Advent of Code 2024 - Day 13Claw Contraption

| Problem statement | Source code | Tags: Mathematics

This problem pays tribute to 2020 day 24.

For each prize, we want to press button A $n_A$ times and button B $n_B$ times, such that $d_{AX} n_A + d_{BX} n_B = p_X$ , $d_{AY} n_A + d_{BY} n_B = p_Y$ . We can rewrite this as a matrix equation:

\begin{bmatrix}d_{AX} & d_{BX} \\ d_{AY} & d_{BY}\end{bmatrix} \begin{bmatrix}n_A \\ n_B\end{bmatrix} = \begin{bmatrix}p_X \\ p_Y\end{bmatrix}

I define a matrix type, based on rationals.

open Q

type mat22 = { a : Q.t; b : Q.t; c : Q.t; d : Q.t }

ocaml

Then I parse my input into a (mat22 * (Q.t * Q.t)) list.

For each prize, I solve it by inverting the matrix:

\begin{aligned} \begin{bmatrix}n_A \\ n_B\end{bmatrix} &= \begin{bmatrix}d_{AX} & d_{BX} \\ d_{AY} & d_{BY}\end{bmatrix}^{-1} \begin{bmatrix}p_X \\ p_Y\end{bmatrix}\\ &= \frac{1}{d_{AX} d_{BY} - d_{AY} d_{BX}} \begin{bmatrix}d_{BY} & -d_{BX} \\ -d_{AY} & d_{AX}\end{bmatrix} \begin{bmatrix}p_X \\ p_Y\end{bmatrix} \end{aligned}

If the inverse doesn't exist, then there are two possibilities: (1) the equations are inconsistent (e.g., nA + nB = 1 and 2nA + 2nB = 3); (2) the equations are degenerate (e.g., nA + nB = 1 and 2nA + 2nB = 2).
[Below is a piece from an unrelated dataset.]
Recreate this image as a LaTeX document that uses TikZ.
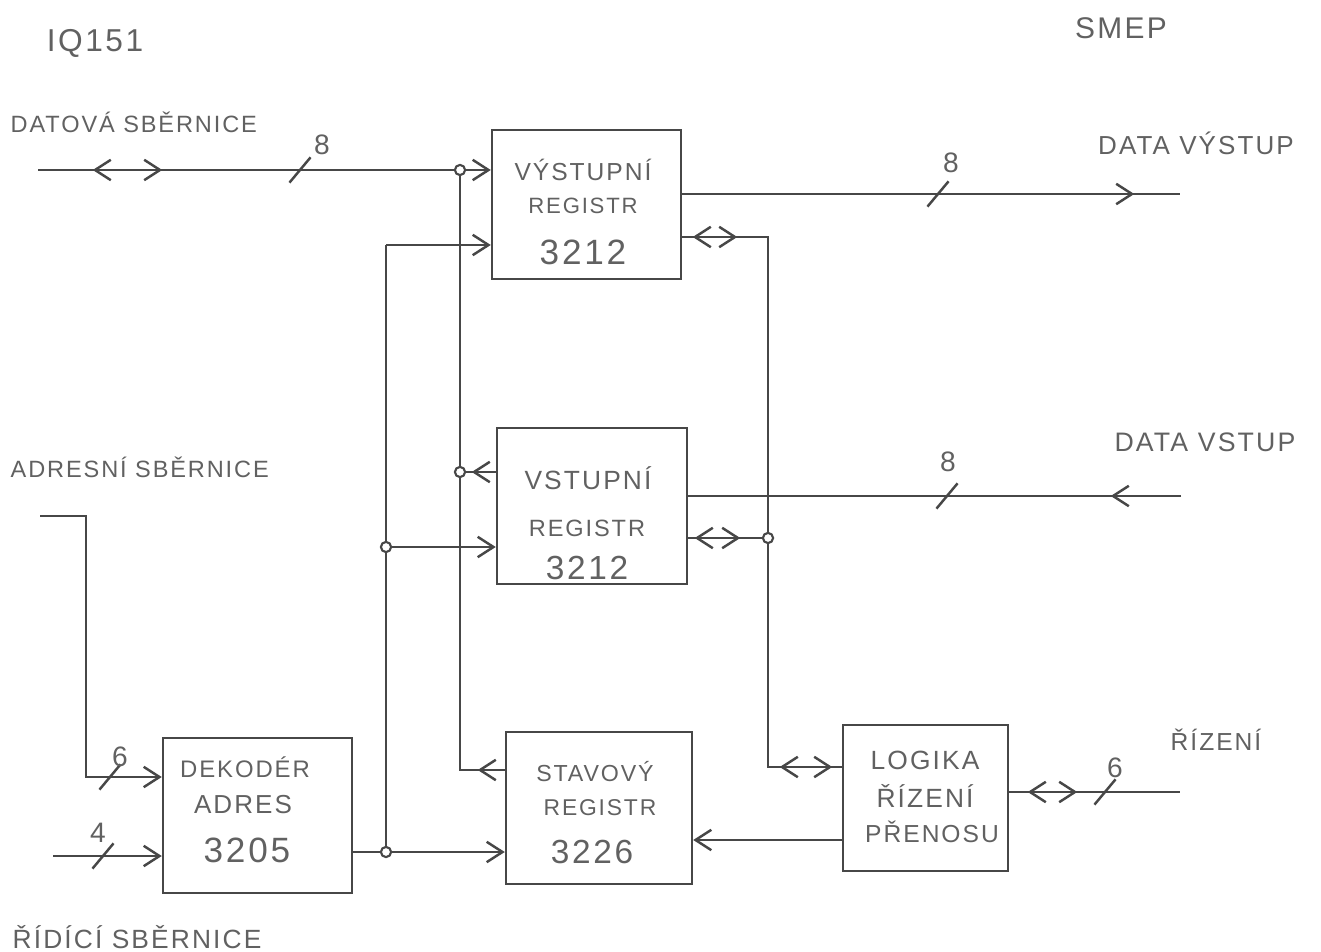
\documentclass[tikz,border=0pt]{standalone}
\usepackage{fontspec}
\setmainfont{Liberation Sans}
\newfontfamily\hand[LetterSpace=8]{Liberation Sans}
\usetikzlibrary{arrows.meta,fit,calc}
\begin{document}
\begin{tikzpicture}[x=0.01cm,y=-0.01cm,
  ln/.style={draw=black!72, line width=0.7pt},
  blk/.style={draw=black!72, line width=0.7pt, inner sep=0pt},
  lbl/.style={text=black!62, inner sep=0pt, font=\hand\fontsize{#1}{#1}\selectfont},
  lbl/.default=7,
  dot/.style={circle, draw=black!72, fill=white, inner sep=0pt, minimum size=2.9pt, line width=0.6pt},
  >={Straight Barb[length=4.5pt,width=5.8pt]},
  tipR/.pic={\draw[ln] (-4.5pt,2.9pt) -- (0,0) -- (-4.5pt,-2.9pt);},
  tipL/.pic={\draw[ln] (4.5pt,2.9pt) -- (0,0) -- (4.5pt,-2.9pt);},
  slash/.pic={\draw[ln] (-3pt,-3.6pt) -- (3pt,3.6pt);}
]
\useasboundingbox (0,0) rectangle (1321,952);

% ---------- headings ----------
\node[lbl=9] (iq) at (95,43) {IQ151};
\node[lbl=8.5] (smep) at (1121,28) {SMEP};
\node[lbl=6.7, anchor=west] (datbus) at (10,122) {DATOVÁ SBĚRNICE};
\node[lbl=7.4] (dout) at (1196,143) {DATA VÝSTUP};
\node[lbl=7.6] (din) at (1205,442) {DATA VSTUP};
\node[lbl=6.7, anchor=west] (adrbus) at (10,467) {ADRESNÍ SBĚRNICE};
\node[lbl=7.5, anchor=west] (ridbus) at (12,937) {ŘÍDÍCÍ SBĚRNICE};
\node[lbl=7, anchor=west] (rizeni) at (1170,740) {ŘÍZENÍ};

% ---------- blocks ----------
\node[blk, fit={(492,130) (681,279)}] (vy) {};
\node[blk, fit={(497,428) (687,584)}] (vs) {};
\node[blk, fit={(163,738) (352,893)}] (dk) {};
\node[blk, fit={(506,732) (692,884)}] (st) {};
\node[blk, fit={(843,725) (1008,871)}] (lg) {};

\node[lbl=7]   (vyA) at (583,170) {VÝSTUPNÍ};
\node[lbl=6.3] (vyB) at (583,206) {REGISTR};
\node[lbl=10]  (vyC) at (583,252) {3212};

\node[lbl=7.5] (vsA) at (588,478) {VSTUPNÍ};
\node[lbl=6.7] (vsB) at (587,528) {REGISTR};
\node[lbl=9.5] (vsC) at (587,568) {3212};

\node[lbl=6.8] (dkA) at (245,767) {DEKODÉR};
\node[lbl=7.4] (dkB) at (243,805) {ADRES};
\node[lbl=10]  (dkC) at (247,850) {3205};

\node[lbl=6.6] (stA) at (595,772) {STAVOVÝ};
\node[lbl=6.5] (stB) at (600,808) {REGISTR};
\node[lbl=9.5] (stC) at (592,852) {3226};

\node[lbl=7.5] (lgA) at (925,760) {LOGIKA};
\node[lbl=7.5] (lgB) at (925,796) {ŘÍZENÍ};
\node[lbl=7]   (lgC) at (932,832) {PŘENOSU};

% ---------- data bus ----------
\coordinate (dbL) at (38,170);
\coordinate (j1) at (460,170);
\draw[ln,->] (dbL) -- (dbL -| vy.west);
\pic at (95,170) {tipL};
\pic at (160,170) {tipR};
\pic at (300,170) {slash};
\node[lbl=8] (n8a) at (322,145) {8};

\coordinate (c1) at (460,770);
\draw[ln] (j1) -- (c1) -- (c1 -| st.west);
\pic at (480,770) {tipL};
\coordinate (j2) at (460,472);
\draw[ln] (j2 -| vs.west) -- (j2);
\pic at (474,472) {tipL};

% ---------- select line from decoder ----------
\coordinate (c2) at (386,245);
\coordinate (j3) at (386,547);
\coordinate (j4) at (386,852);
\draw[ln] (c2) -- (j4);
\draw[ln,->] (c2) -- (c2 -| vy.west);
\draw[ln,->] (j3) -- (j3 -| vs.west);
\draw[ln,->] (j4 -| dk.east) -- (j4 -| st.west);

% ---------- data output ----------
\coordinate (doR) at (1180,194);
\draw[ln] (doR -| vy.east) -- (doR);
\pic at (1132,194) {tipR};
\pic at (938,194) {slash};
\node[lbl=8] (n8b) at (951,163) {8};

% ---------- handshake lines ----------
\coordinate (c3) at (768,237);
\coordinate (j5) at (768,538);
\coordinate (c4) at (768,767);
\draw[ln] (c3 -| vy.east) -- (c3) -- (c4) -- (c4 -| lg.west);
\pic at (695,237) {tipL};
\pic at (735,237) {tipR};
\draw[ln] (j5 -| vs.east) -- (j5);
\pic at (697,538) {tipL};
\pic at (738,538) {tipR};
\pic at (782,767) {tipL};
\pic at (830,767) {tipR};

% ---------- data input ----------
\coordinate (diR) at (1181,496);
\draw[ln] (diR) -- (diR -| vs.east);
\pic at (1113,496) {tipL};
\pic at (947,496) {slash};
\node[lbl=8] (n8c) at (948,462) {8};

% ---------- address bus ----------
\coordinate (a0) at (40,516);
\coordinate (a1) at (86,516);
\coordinate (a2) at (86,777);
\draw[ln,->] (a0) -- (a1) -- (a2) -- (a2 -| dk.west);
\pic at (110,777) {slash};
\node[lbl=8] (n6a) at (120,757) {6};

% ---------- control bus ----------
\coordinate (b0) at (53,856);
\draw[ln,->] (b0) -- (b0 -| dk.west);
\pic at (103,856) {slash};
\node[lbl=8] (n4) at (98,833) {4};

% ---------- logic -> status ----------
\coordinate (c5) at (800,840);
\draw[ln,->] (c5 -| lg.west) -- (c5 -| st.east);

% ---------- control out ----------
\coordinate (rR) at (1180,792);
\draw[ln] (rR -| lg.east) -- (rR);
\pic at (1030,792) {tipL};
\pic at (1075,792) {tipR};
\pic at (1105,792) {slash};
\node[lbl=8] (n6b) at (1115,768) {6};

% ---------- junction dots ----------
\node[dot] (d1) at (j1) {};
\node[dot] (d2) at (j2) {};
\node[dot] (d3) at (j3) {};
\node[dot] (d4) at (j4) {};
\node[dot] (d5) at (j5) {};
\end{tikzpicture}
\end{document}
Now theoretically for the second case, there still remains a relationship between $n_A$ and $n_B$ , which is $d_{AX} n_A + d_{BX} n_B = p_X$ (the other is equivalent to it), which should minimize the cost $3n_A + n_B$ ; however, I found that actually this case never happens in the input, so I just ignore it.

Here's the function for inverting the matrix:

let det { a; b; c; d } = (a * d) - (b * c)

let inv m =
  let d = det m in
  if d = Q.zero then None
  else Some { a = m.d / d; b = -m.b / d; c = -m.c / d; d = m.a / d }

ocaml

And here, for solving one equation:

let solve_lp mat (prize_x, prize_y) =
  match inv mat with
  | None ->
      if mat.a / mat.c = prize_x / prize_y then (
        Printf.printf "LP problem: %s*nA + %s*nB = %s\n" (to_string mat.a)
          (to_string mat.b) (to_string prize_x);
        failwith "Unimplemented")
      else None
  | Some inv_mat ->
      let x = (inv_mat.a * prize_x) + (inv_mat.b * prize_y) in
      let y = (inv_mat.c * prize_x) + (inv_mat.d * prize_y) in
      if
        x >= of_int 0
        && y >= of_int 0
        && Z.equal x.den (Z.of_int 1)
        && Z.equal y.den (Z.of_int 1)
      then Some (x, y)
      else None

ocaml

The cost is straightforward to compute.

let solutions =
  List.filter_map (fun (mat, prize) -> solve_lp mat prize) blocks
in
let total =
  List.map (fun (x, y) -> (of_int 3 * x) + y) solutions
  |> List.fold_left ( + ) (of_int 0)

ocaml

Part 2 just shifts all prizes by 10000000000000, but does not change the above logic at all. It was purely used to shoot down brute-force solutions.